### WHAT TO PRODUCE
Word for word, print each line of the listing below; pictures stay out.

=== INPUT RECORDS ===

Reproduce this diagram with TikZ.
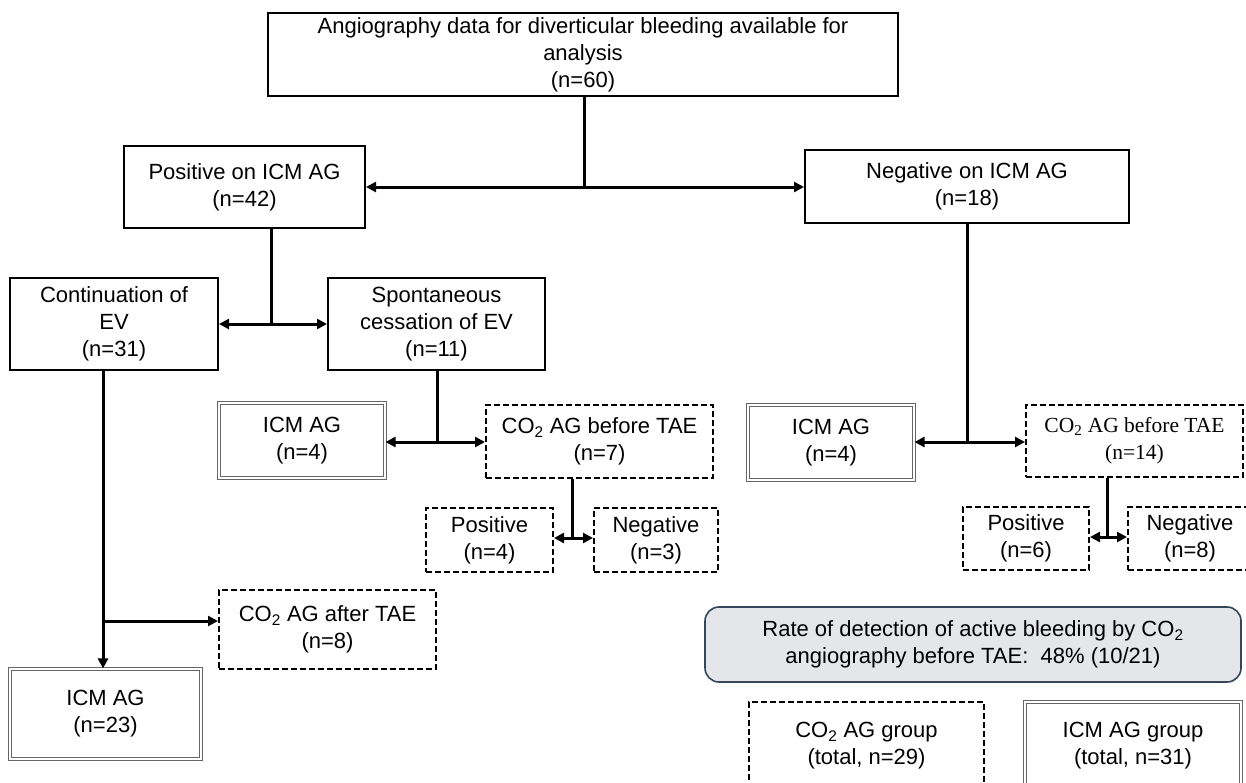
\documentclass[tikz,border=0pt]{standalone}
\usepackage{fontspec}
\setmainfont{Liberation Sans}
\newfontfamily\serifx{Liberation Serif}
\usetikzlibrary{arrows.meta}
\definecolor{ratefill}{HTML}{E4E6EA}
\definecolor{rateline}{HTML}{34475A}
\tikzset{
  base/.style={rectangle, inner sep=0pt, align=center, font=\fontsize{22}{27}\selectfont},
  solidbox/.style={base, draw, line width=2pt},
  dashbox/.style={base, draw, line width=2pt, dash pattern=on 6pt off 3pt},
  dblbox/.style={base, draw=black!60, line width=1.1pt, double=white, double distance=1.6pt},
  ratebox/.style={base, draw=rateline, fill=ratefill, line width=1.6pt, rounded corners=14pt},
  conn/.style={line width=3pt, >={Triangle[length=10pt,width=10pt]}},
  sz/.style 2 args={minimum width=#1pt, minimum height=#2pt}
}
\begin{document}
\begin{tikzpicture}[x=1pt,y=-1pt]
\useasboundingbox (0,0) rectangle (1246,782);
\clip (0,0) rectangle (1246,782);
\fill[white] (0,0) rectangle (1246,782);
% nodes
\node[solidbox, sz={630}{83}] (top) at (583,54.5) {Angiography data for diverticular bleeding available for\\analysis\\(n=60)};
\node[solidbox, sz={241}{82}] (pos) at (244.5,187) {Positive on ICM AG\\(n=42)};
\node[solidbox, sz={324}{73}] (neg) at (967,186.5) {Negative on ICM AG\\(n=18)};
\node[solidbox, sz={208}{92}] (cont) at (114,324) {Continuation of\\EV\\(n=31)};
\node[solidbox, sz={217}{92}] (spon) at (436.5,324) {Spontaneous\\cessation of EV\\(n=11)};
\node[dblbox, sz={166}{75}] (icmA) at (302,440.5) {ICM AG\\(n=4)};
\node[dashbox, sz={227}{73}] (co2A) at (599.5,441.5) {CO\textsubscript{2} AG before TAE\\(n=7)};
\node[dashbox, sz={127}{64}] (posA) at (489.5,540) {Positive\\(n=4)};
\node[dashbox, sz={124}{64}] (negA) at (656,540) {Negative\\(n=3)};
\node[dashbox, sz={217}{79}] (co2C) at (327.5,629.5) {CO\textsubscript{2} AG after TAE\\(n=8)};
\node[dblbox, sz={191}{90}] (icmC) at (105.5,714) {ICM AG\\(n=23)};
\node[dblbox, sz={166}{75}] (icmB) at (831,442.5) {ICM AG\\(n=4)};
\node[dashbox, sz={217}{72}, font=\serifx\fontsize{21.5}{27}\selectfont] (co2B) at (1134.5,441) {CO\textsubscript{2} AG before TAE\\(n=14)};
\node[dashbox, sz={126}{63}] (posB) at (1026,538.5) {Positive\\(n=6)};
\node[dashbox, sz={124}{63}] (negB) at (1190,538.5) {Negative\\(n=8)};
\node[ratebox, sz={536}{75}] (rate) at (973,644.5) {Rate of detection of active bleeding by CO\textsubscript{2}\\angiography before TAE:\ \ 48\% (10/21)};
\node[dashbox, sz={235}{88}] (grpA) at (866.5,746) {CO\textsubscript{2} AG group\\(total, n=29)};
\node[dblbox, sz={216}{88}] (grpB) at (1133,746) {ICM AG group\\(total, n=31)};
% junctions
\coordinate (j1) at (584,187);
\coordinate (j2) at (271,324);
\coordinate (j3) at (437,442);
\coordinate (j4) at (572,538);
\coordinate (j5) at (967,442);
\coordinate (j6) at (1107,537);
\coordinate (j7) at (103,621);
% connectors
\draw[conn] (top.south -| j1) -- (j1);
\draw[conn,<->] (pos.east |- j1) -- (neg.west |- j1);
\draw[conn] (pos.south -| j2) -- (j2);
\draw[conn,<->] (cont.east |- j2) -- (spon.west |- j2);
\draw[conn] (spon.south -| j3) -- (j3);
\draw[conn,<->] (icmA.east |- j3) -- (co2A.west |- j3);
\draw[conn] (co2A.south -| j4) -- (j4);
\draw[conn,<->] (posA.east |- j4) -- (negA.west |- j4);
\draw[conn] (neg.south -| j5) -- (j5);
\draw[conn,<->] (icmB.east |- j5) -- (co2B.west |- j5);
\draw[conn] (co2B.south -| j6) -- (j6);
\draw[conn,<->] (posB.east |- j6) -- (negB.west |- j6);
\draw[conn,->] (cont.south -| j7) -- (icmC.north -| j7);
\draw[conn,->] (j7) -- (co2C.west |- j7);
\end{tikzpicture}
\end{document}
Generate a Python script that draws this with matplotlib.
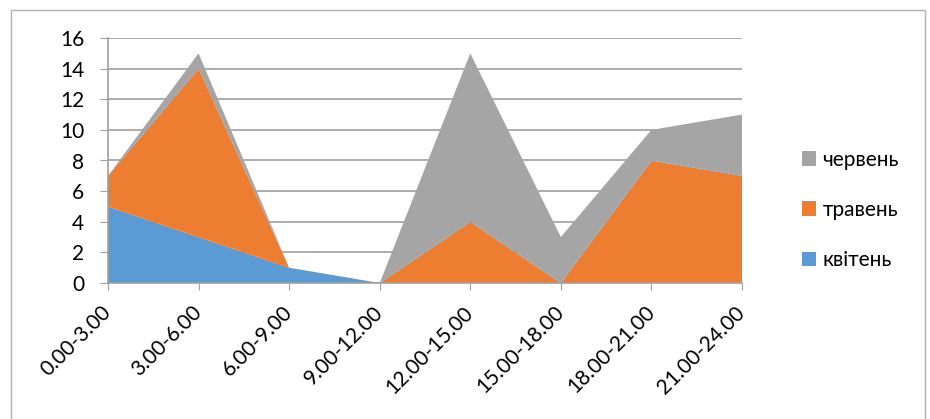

===

### THE COMPLETED TASK
Reproduce this diagram with TikZ.
\documentclass[tikz,border=0pt]{standalone}
\usepackage{fontspec}
\setmainfont{Liberation Sans}
\newfontfamily\serifx{Liberation Serif}
\usetikzlibrary{arrows.meta}
\definecolor{ratefill}{HTML}{E4E6EA}
\definecolor{rateline}{HTML}{34475A}
\tikzset{
  base/.style={rectangle, inner sep=0pt, align=center, font=\fontsize{22}{27}\selectfont},
  solidbox/.style={base, draw, line width=2pt},
  dashbox/.style={base, draw, line width=2pt, dash pattern=on 6pt off 3pt},
  dblbox/.style={base, draw=black!60, line width=1.1pt, double=white, double distance=1.6pt},
  ratebox/.style={base, draw=rateline, fill=ratefill, line width=1.6pt, rounded corners=14pt},
  conn/.style={line width=3pt, >={Triangle[length=10pt,width=10pt]}},
  sz/.style 2 args={minimum width=#1pt, minimum height=#2pt}
}
\begin{document}
\begin{tikzpicture}[x=1pt,y=-1pt]
\useasboundingbox (0,0) rectangle (1246,782);
\clip (0,0) rectangle (1246,782);
\fill[white] (0,0) rectangle (1246,782);
% nodes
\node[solidbox, sz={630}{83}] (top) at (583,54.5) {Angiography data for diverticular bleeding available for\\analysis\\(n=60)};
\node[solidbox, sz={241}{82}] (pos) at (244.5,187) {Positive on ICM AG\\(n=42)};
\node[solidbox, sz={324}{73}] (neg) at (967,186.5) {Negative on ICM AG\\(n=18)};
\node[solidbox, sz={208}{92}] (cont) at (114,324) {Continuation of\\EV\\(n=31)};
\node[solidbox, sz={217}{92}] (spon) at (436.5,324) {Spontaneous\\cessation of EV\\(n=11)};
\node[dblbox, sz={166}{75}] (icmA) at (302,440.5) {ICM AG\\(n=4)};
\node[dashbox, sz={227}{73}] (co2A) at (599.5,441.5) {CO\textsubscript{2} AG before TAE\\(n=7)};
\node[dashbox, sz={127}{64}] (posA) at (489.5,540) {Positive\\(n=4)};
\node[dashbox, sz={124}{64}] (negA) at (656,540) {Negative\\(n=3)};
\node[dashbox, sz={217}{79}] (co2C) at (327.5,629.5) {CO\textsubscript{2} AG after TAE\\(n=8)};
\node[dblbox, sz={191}{90}] (icmC) at (105.5,714) {ICM AG\\(n=23)};
\node[dblbox, sz={166}{75}] (icmB) at (831,442.5) {ICM AG\\(n=4)};
\node[dashbox, sz={217}{72}, font=\serifx\fontsize{21.5}{27}\selectfont] (co2B) at (1134.5,441) {CO\textsubscript{2} AG before TAE\\(n=14)};
\node[dashbox, sz={126}{63}] (posB) at (1026,538.5) {Positive\\(n=6)};
\node[dashbox, sz={124}{63}] (negB) at (1190,538.5) {Negative\\(n=8)};
\node[ratebox, sz={536}{75}] (rate) at (973,644.5) {Rate of detection of active bleeding by CO\textsubscript{2}\\angiography before TAE:\ \ 48\% (10/21)};
\node[dashbox, sz={235}{88}] (grpA) at (866.5,746) {CO\textsubscript{2} AG group\\(total, n=29)};
\node[dblbox, sz={216}{88}] (grpB) at (1133,746) {ICM AG group\\(total, n=31)};
% junctions
\coordinate (j1) at (584,187);
\coordinate (j2) at (271,324);
\coordinate (j3) at (437,442);
\coordinate (j4) at (572,538);
\coordinate (j5) at (967,442);
\coordinate (j6) at (1107,537);
\coordinate (j7) at (103,621);
% connectors
\draw[conn] (top.south -| j1) -- (j1);
\draw[conn,<->] (pos.east |- j1) -- (neg.west |- j1);
\draw[conn] (pos.south -| j2) -- (j2);
\draw[conn,<->] (cont.east |- j2) -- (spon.west |- j2);
\draw[conn] (spon.south -| j3) -- (j3);
\draw[conn,<->] (icmA.east |- j3) -- (co2A.west |- j3);
\draw[conn] (co2A.south -| j4) -- (j4);
\draw[conn,<->] (posA.east |- j4) -- (negA.west |- j4);
\draw[conn] (neg.south -| j5) -- (j5);
\draw[conn,<->] (icmB.east |- j5) -- (co2B.west |- j5);
\draw[conn] (co2B.south -| j6) -- (j6);
\draw[conn,<->] (posB.east |- j6) -- (negB.west |- j6);
\draw[conn,->] (cont.south -| j7) -- (icmC.north -| j7);
\draw[conn,->] (j7) -- (co2C.west |- j7);
\end{tikzpicture}
\end{document}
Generate a Python script that draws this with matplotlib.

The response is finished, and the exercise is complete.